***** DATA SHOWN *****
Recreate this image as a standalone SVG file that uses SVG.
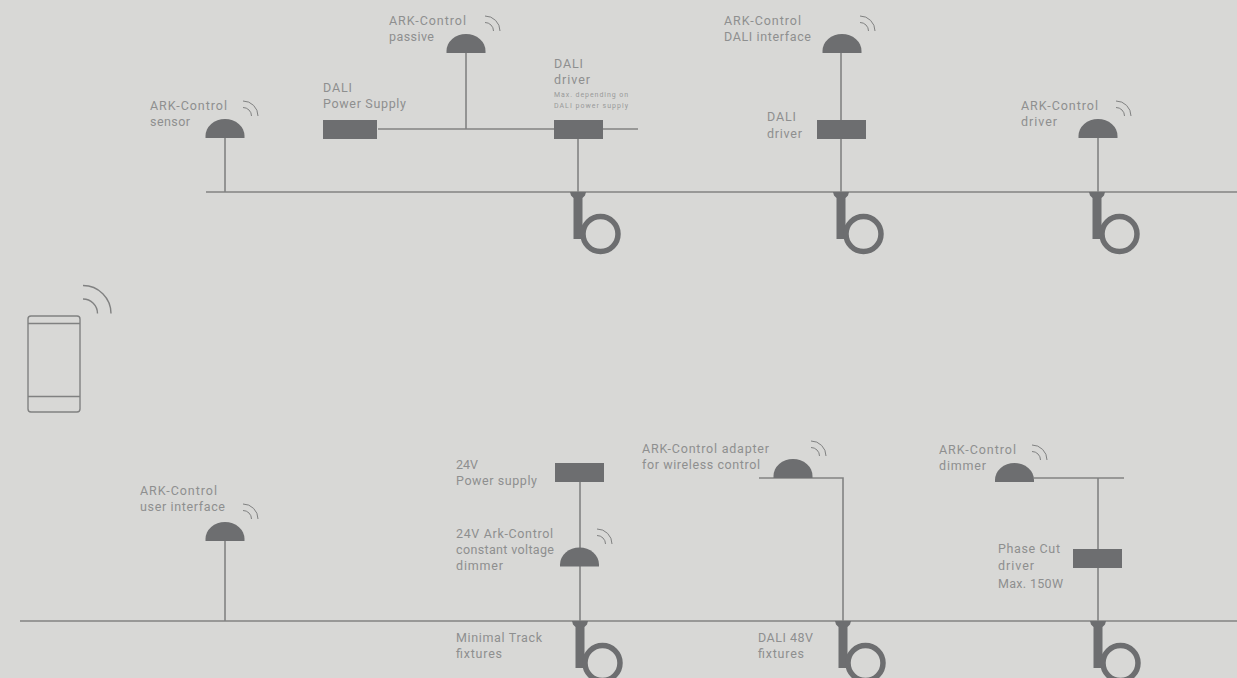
<svg xmlns="http://www.w3.org/2000/svg" width="1237" height="678" viewBox="0 0 1237 678">
<style>
text{font-family:"Roboto","Liberation Sans",sans-serif;font-size:12.5px;fill:#8e8f8f}
.s{font-size:7px;fill:#999a9a}
.l{fill:none;stroke:#828383;stroke-width:1.6}
.box{fill:#6d6e70}
.w{fill:none;stroke:#808181;stroke-width:1}
.p{fill:none;stroke:#808181;stroke-width:1.4}
</style>
<defs>
<path id="dome" class="box" d="M-19.500,0V-2A19.500,17 0 0 1 19.500,-2V0Z"/>
<g id="wave"><path class="w" d="M0,-15A15,15 0 0 1 15,0M0,-8.500A8.500,8.500 0 0 1 8.500,0"/></g>
<g id="fix">
<path class="box" d="M-8,0H8L7,3.500L4.500,6V32L8,47H-4.500V6L-7,3.500Z"/>
<circle cx="22.500" cy="42" r="17.500" fill="none" stroke="#6d6e70" stroke-width="5.500"/>
</g>
</defs>
<rect width="1237" height="678" fill="#d8d8d6"/>
<g id="connectors" class="l">
<path d="M206,192H1237M225,138V192M378,129H638M466,53V129M578,139V192M841,53V192M1098,138V192"/>
<path d="M20,621H1237M225,541V621M580,482V621M759,478H843V621M1034,478H1124M1098,478V621"/>
</g>
<g id="fixture-1"><use href="#fix" x="578" y="192"/></g>
<g id="fixture-2"><use href="#fix" x="841" y="192"/></g>
<g id="fixture-3"><use href="#fix" x="1097" y="192"/></g>
<g id="fixture-4"><use href="#fix" x="580" y="621"/></g>
<g id="fixture-5"><use href="#fix" x="843" y="621"/></g>
<g id="fixture-6"><use href="#fix" x="1098" y="621"/></g>
<g id="sensor"><use href="#dome" x="225" y="138"/><use href="#wave" x="243" y="116"/><text x="150" y="110" textLength="77">ARK-Control</text><text x="150" y="126" textLength="40">sensor</text></g>
<g id="passive"><use href="#dome" x="466" y="53"/><use href="#wave" x="485" y="31"/><text x="389" y="25" textLength="77">ARK-Control</text><text x="389" y="41" textLength="45">passive</text></g>
<g id="power-supply"><rect class="box" x="323" y="120" width="54" height="19"/><text x="323" y="92" textLength="29">DALI</text><text x="323" y="108" textLength="83">Power Supply</text></g>
<g id="driver-1"><rect class="box" x="554" y="120" width="49" height="19"/><text x="554" y="68" textLength="29">DALI</text><text x="554" y="84" textLength="36">driver</text><text class="s" x="554" y="97" textLength="74">Max. depending on</text><text class="s" x="554" y="108" textLength="74">DALI power supply</text></g>
<g id="dali-interface"><use href="#dome" x="842" y="53"/><use href="#wave" x="860" y="31"/><text x="724" y="25" textLength="77">ARK-Control</text><text x="724" y="41" textLength="87">DALI interface</text></g>
<g id="driver-2"><rect class="box" x="817" y="120" width="49" height="19"/><text x="767" y="121" textLength="29">DALI</text><text x="767" y="138" textLength="35">driver</text></g>
<g id="ark-driver"><use href="#dome" x="1098" y="138"/><use href="#wave" x="1116" y="116"/><text x="1021" y="110" textLength="77">ARK-Control</text><text x="1021" y="126" textLength="36">driver</text></g>
<g id="phone">
<rect class="p" x="28" y="316" width="52" height="96" rx="3"/><path class="p" d="M28,323.500H80M28,396.500H80"/>
<path class="p" d="M83,285.500A28,28 0 0 1 111,313.500M83,299A14.500,14.500 0 0 1 97.500,313.500"/>
</g>
<g id="user-interface"><use href="#dome" x="225" y="541"/><use href="#wave" x="243" y="519"/><text x="140" y="495" textLength="77">ARK-Control</text><text x="140" y="511" textLength="85">user interface</text></g>
<g id="power-24v"><rect class="box" x="555" y="463" width="49" height="19"/><text x="456" y="469" textLength="22">24V</text><text x="456" y="485" textLength="81">Power supply</text></g>
<g id="dimmer-24v"><use href="#dome" x="579.500" y="566.500"/><use href="#wave" x="597" y="544"/><text x="456" y="538" textLength="97">24V Ark-Control</text><text x="456" y="554" textLength="98">constant voltage</text><text x="456" y="570" textLength="47">dimmer</text></g>
<g id="adapter"><use href="#dome" x="793" y="478"/><use href="#wave" x="811" y="456"/><text x="642" y="453" textLength="127">ARK-Control adapter</text><text x="642" y="469" textLength="118">for wireless control</text></g>
<g id="dimmer"><use href="#dome" x="1014.500" y="482"/><use href="#wave" x="1032" y="460"/><text x="939" y="454" textLength="77">ARK-Control</text><text x="939" y="470" textLength="47">dimmer</text></g>
<g id="phase-cut"><rect class="box" x="1073" y="549" width="49" height="19"/><text x="998" y="553" textLength="62">Phase Cut</text><text x="998" y="570" textLength="36">driver</text><text x="998" y="588" textLength="65">Max. 150W</text></g>
<g id="minimal-track"><text x="456" y="642" textLength="86">Minimal Track</text><text x="456" y="658" textLength="46">fixtures</text></g>
<g id="dali-48v"><text x="758" y="642" textLength="55">DALI 48V</text><text x="758" y="658" textLength="46">fixtures</text></g>
</svg>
*****
PROMPT →
Write out the data precisely as given, excluding the pictures.

TASK RESULT →
Recreate this image as a standalone SVG file that uses SVG.
<svg xmlns="http://www.w3.org/2000/svg" width="1237" height="678" viewBox="0 0 1237 678">
<style>
text{font-family:"Roboto","Liberation Sans",sans-serif;font-size:12.5px;fill:#8e8f8f}
.s{font-size:7px;fill:#999a9a}
.l{fill:none;stroke:#828383;stroke-width:1.6}
.box{fill:#6d6e70}
.w{fill:none;stroke:#808181;stroke-width:1}
.p{fill:none;stroke:#808181;stroke-width:1.4}
</style>
<defs>
<path id="dome" class="box" d="M-19.500,0V-2A19.500,17 0 0 1 19.500,-2V0Z"/>
<g id="wave"><path class="w" d="M0,-15A15,15 0 0 1 15,0M0,-8.500A8.500,8.500 0 0 1 8.500,0"/></g>
<g id="fix">
<path class="box" d="M-8,0H8L7,3.500L4.500,6V32L8,47H-4.500V6L-7,3.500Z"/>
<circle cx="22.500" cy="42" r="17.500" fill="none" stroke="#6d6e70" stroke-width="5.500"/>
</g>
</defs>
<rect width="1237" height="678" fill="#d8d8d6"/>
<g id="connectors" class="l">
<path d="M206,192H1237M225,138V192M378,129H638M466,53V129M578,139V192M841,53V192M1098,138V192"/>
<path d="M20,621H1237M225,541V621M580,482V621M759,478H843V621M1034,478H1124M1098,478V621"/>
</g>
<g id="fixture-1"><use href="#fix" x="578" y="192"/></g>
<g id="fixture-2"><use href="#fix" x="841" y="192"/></g>
<g id="fixture-3"><use href="#fix" x="1097" y="192"/></g>
<g id="fixture-4"><use href="#fix" x="580" y="621"/></g>
<g id="fixture-5"><use href="#fix" x="843" y="621"/></g>
<g id="fixture-6"><use href="#fix" x="1098" y="621"/></g>
<g id="sensor"><use href="#dome" x="225" y="138"/><use href="#wave" x="243" y="116"/><text x="150" y="110" textLength="77">ARK-Control</text><text x="150" y="126" textLength="40">sensor</text></g>
<g id="passive"><use href="#dome" x="466" y="53"/><use href="#wave" x="485" y="31"/><text x="389" y="25" textLength="77">ARK-Control</text><text x="389" y="41" textLength="45">passive</text></g>
<g id="power-supply"><rect class="box" x="323" y="120" width="54" height="19"/><text x="323" y="92" textLength="29">DALI</text><text x="323" y="108" textLength="83">Power Supply</text></g>
<g id="driver-1"><rect class="box" x="554" y="120" width="49" height="19"/><text x="554" y="68" textLength="29">DALI</text><text x="554" y="84" textLength="36">driver</text><text class="s" x="554" y="97" textLength="74">Max. depending on</text><text class="s" x="554" y="108" textLength="74">DALI power supply</text></g>
<g id="dali-interface"><use href="#dome" x="842" y="53"/><use href="#wave" x="860" y="31"/><text x="724" y="25" textLength="77">ARK-Control</text><text x="724" y="41" textLength="87">DALI interface</text></g>
<g id="driver-2"><rect class="box" x="817" y="120" width="49" height="19"/><text x="767" y="121" textLength="29">DALI</text><text x="767" y="138" textLength="35">driver</text></g>
<g id="ark-driver"><use href="#dome" x="1098" y="138"/><use href="#wave" x="1116" y="116"/><text x="1021" y="110" textLength="77">ARK-Control</text><text x="1021" y="126" textLength="36">driver</text></g>
<g id="phone">
<rect class="p" x="28" y="316" width="52" height="96" rx="3"/><path class="p" d="M28,323.500H80M28,396.500H80"/>
<path class="p" d="M83,285.500A28,28 0 0 1 111,313.500M83,299A14.500,14.500 0 0 1 97.500,313.500"/>
</g>
<g id="user-interface"><use href="#dome" x="225" y="541"/><use href="#wave" x="243" y="519"/><text x="140" y="495" textLength="77">ARK-Control</text><text x="140" y="511" textLength="85">user interface</text></g>
<g id="power-24v"><rect class="box" x="555" y="463" width="49" height="19"/><text x="456" y="469" textLength="22">24V</text><text x="456" y="485" textLength="81">Power supply</text></g>
<g id="dimmer-24v"><use href="#dome" x="579.500" y="566.500"/><use href="#wave" x="597" y="544"/><text x="456" y="538" textLength="97">24V Ark-Control</text><text x="456" y="554" textLength="98">constant voltage</text><text x="456" y="570" textLength="47">dimmer</text></g>
<g id="adapter"><use href="#dome" x="793" y="478"/><use href="#wave" x="811" y="456"/><text x="642" y="453" textLength="127">ARK-Control adapter</text><text x="642" y="469" textLength="118">for wireless control</text></g>
<g id="dimmer"><use href="#dome" x="1014.500" y="482"/><use href="#wave" x="1032" y="460"/><text x="939" y="454" textLength="77">ARK-Control</text><text x="939" y="470" textLength="47">dimmer</text></g>
<g id="phase-cut"><rect class="box" x="1073" y="549" width="49" height="19"/><text x="998" y="553" textLength="62">Phase Cut</text><text x="998" y="570" textLength="36">driver</text><text x="998" y="588" textLength="65">Max. 150W</text></g>
<g id="minimal-track"><text x="456" y="642" textLength="86">Minimal Track</text><text x="456" y="658" textLength="46">fixtures</text></g>
<g id="dali-48v"><text x="758" y="642" textLength="55">DALI 48V</text><text x="758" y="658" textLength="46">fixtures</text></g>
</svg>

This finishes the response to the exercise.